─── Data provided ───

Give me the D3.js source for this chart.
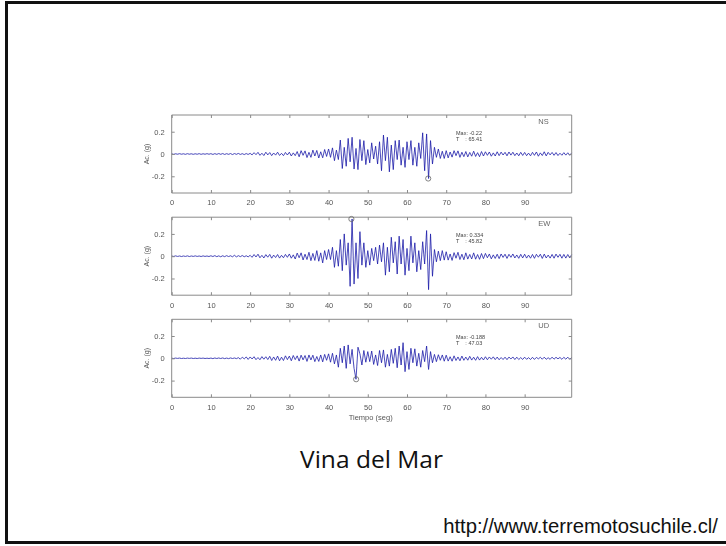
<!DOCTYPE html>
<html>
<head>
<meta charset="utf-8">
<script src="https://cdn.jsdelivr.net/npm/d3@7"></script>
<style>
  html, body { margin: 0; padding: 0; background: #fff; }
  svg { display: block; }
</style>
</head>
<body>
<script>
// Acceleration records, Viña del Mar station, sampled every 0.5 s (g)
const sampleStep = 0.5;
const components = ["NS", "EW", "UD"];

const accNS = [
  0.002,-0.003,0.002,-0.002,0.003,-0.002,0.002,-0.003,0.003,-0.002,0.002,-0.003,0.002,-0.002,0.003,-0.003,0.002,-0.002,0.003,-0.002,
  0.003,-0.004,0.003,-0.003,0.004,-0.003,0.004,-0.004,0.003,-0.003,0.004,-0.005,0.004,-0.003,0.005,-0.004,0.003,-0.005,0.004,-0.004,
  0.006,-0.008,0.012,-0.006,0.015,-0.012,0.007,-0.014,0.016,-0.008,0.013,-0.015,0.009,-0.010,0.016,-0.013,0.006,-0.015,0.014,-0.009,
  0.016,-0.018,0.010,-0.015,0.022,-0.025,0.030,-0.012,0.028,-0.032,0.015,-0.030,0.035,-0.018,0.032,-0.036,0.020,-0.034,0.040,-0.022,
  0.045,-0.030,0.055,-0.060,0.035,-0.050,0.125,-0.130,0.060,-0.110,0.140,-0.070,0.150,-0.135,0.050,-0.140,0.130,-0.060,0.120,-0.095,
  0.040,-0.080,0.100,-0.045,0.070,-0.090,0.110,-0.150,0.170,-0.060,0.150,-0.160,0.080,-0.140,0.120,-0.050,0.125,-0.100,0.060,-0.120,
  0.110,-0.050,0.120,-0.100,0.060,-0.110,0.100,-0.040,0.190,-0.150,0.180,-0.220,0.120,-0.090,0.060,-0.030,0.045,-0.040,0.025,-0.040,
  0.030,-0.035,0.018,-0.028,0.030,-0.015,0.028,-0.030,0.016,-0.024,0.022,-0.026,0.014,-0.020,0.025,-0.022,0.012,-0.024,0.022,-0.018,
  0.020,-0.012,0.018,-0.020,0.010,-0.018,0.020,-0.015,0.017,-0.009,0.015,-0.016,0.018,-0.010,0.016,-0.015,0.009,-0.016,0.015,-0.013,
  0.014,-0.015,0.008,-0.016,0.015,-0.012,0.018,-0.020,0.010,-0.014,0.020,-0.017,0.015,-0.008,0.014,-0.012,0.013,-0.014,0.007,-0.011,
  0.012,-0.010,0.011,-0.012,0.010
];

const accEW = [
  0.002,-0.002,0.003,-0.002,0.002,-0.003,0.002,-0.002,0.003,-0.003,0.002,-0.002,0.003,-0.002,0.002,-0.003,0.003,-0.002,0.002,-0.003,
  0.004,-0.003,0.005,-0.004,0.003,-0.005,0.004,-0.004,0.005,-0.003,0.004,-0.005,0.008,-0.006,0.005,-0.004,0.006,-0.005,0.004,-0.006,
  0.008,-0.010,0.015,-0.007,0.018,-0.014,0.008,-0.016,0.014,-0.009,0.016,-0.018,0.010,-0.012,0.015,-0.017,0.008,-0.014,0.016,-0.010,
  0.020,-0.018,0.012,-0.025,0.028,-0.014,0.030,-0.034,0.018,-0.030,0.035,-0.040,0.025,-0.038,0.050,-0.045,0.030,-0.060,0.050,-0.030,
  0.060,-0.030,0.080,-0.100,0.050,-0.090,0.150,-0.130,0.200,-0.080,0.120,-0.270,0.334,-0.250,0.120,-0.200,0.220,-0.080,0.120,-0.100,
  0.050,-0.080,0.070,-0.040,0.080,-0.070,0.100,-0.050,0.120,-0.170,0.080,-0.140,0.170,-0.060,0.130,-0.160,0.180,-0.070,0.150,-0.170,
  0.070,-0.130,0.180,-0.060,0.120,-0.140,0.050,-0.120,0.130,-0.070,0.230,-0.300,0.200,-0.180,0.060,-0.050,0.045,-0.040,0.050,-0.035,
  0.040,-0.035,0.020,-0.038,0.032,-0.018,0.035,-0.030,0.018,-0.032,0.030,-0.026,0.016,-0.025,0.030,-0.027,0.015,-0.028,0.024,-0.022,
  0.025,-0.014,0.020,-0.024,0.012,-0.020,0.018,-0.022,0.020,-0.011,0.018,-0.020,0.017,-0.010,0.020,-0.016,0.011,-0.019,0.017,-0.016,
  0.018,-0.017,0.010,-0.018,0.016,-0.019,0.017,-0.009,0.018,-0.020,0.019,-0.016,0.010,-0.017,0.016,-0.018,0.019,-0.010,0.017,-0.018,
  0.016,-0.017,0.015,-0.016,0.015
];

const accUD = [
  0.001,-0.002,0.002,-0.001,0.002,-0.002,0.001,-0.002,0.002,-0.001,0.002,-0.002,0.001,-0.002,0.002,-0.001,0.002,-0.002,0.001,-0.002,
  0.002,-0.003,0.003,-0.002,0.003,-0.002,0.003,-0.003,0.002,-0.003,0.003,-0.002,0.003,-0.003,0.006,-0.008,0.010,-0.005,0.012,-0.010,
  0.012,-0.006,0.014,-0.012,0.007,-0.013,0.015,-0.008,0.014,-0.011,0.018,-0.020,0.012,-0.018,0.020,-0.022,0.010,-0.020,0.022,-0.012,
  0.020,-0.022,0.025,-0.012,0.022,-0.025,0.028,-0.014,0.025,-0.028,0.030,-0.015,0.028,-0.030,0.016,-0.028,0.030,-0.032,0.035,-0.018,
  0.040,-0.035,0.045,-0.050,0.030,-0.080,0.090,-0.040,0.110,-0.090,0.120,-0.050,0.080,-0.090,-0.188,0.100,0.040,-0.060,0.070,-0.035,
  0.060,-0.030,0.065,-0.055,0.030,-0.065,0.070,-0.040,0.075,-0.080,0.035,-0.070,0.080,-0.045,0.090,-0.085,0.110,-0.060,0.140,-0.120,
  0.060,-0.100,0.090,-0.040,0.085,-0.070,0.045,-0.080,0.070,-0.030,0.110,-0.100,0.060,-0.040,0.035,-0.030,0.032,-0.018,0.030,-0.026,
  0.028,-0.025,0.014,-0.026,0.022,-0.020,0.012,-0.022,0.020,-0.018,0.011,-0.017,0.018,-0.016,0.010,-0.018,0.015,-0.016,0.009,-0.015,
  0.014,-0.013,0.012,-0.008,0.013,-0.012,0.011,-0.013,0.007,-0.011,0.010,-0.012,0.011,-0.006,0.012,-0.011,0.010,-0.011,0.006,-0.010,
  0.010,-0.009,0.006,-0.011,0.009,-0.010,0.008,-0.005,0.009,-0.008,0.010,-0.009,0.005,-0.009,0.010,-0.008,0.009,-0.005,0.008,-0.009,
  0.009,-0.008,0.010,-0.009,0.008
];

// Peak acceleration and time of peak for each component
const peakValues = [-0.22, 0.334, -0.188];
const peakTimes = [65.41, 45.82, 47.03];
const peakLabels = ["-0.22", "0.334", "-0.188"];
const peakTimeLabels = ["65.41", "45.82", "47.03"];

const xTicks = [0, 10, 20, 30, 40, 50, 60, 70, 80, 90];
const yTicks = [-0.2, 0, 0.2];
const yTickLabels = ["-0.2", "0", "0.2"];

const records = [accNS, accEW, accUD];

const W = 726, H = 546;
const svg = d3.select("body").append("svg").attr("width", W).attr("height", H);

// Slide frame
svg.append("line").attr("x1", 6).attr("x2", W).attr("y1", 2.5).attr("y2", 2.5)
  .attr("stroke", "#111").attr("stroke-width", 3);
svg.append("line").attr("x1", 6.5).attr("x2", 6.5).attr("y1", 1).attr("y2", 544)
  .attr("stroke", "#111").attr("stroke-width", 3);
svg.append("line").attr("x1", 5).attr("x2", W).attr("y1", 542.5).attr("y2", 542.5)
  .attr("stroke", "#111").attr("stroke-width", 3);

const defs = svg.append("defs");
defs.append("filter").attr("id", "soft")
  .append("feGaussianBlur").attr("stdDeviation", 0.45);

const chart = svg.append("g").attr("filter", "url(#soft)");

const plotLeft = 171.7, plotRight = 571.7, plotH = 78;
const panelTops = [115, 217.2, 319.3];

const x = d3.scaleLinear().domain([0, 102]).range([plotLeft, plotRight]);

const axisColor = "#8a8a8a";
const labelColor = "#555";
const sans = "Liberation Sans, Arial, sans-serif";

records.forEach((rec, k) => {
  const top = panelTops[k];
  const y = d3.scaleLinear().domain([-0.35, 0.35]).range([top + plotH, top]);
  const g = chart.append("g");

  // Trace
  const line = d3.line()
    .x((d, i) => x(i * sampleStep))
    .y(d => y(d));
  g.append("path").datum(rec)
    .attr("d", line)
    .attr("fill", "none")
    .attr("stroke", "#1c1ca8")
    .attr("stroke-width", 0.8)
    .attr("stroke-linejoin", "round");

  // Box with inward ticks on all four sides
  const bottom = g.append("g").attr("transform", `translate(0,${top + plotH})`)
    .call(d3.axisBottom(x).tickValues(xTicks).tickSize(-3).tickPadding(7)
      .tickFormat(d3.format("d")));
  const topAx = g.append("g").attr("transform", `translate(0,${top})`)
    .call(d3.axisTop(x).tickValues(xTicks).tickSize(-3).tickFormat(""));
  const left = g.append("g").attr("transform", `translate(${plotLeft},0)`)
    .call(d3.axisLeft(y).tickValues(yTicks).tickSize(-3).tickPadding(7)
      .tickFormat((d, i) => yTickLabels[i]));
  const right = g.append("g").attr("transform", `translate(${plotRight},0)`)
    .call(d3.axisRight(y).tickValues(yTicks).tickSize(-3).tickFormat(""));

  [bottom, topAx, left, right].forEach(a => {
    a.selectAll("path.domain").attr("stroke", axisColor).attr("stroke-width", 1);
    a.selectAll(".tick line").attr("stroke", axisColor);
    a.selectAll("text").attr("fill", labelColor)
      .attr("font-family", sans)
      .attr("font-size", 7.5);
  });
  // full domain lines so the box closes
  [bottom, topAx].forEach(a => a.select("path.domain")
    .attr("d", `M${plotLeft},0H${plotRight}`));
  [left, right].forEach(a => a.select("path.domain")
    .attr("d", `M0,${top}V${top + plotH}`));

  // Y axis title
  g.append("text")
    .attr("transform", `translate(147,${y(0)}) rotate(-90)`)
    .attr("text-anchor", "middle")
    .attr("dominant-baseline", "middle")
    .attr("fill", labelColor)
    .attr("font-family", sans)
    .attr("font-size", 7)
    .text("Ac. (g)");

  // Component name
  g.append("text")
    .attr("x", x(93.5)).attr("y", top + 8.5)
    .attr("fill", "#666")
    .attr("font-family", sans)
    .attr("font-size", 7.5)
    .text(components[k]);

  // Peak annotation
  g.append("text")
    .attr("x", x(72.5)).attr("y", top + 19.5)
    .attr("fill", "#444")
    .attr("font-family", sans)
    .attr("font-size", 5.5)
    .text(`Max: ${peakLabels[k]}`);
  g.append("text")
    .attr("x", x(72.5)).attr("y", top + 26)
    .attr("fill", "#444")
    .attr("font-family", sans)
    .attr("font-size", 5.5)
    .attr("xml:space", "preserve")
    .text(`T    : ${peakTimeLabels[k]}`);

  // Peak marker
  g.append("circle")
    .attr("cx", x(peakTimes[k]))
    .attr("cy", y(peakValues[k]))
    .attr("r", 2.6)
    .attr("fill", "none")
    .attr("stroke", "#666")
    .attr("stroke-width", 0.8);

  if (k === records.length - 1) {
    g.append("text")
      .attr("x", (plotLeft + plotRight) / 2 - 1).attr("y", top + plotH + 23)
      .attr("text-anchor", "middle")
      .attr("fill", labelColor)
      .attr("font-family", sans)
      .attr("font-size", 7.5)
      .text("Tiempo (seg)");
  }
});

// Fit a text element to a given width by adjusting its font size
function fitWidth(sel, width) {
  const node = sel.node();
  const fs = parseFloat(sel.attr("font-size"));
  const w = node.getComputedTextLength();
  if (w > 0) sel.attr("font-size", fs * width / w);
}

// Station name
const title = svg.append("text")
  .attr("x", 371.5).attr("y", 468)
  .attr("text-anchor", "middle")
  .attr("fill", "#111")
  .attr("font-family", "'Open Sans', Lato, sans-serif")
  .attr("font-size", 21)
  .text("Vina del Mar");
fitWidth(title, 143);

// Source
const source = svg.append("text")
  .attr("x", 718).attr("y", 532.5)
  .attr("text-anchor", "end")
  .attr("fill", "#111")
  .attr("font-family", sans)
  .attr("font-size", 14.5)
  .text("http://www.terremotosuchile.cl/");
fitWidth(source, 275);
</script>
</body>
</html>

───

▶ **Exercise prompt**
Find the number of lines in which the word "chart" occurs, and write nothing but that number.

▶ **Solution for this exercise**
3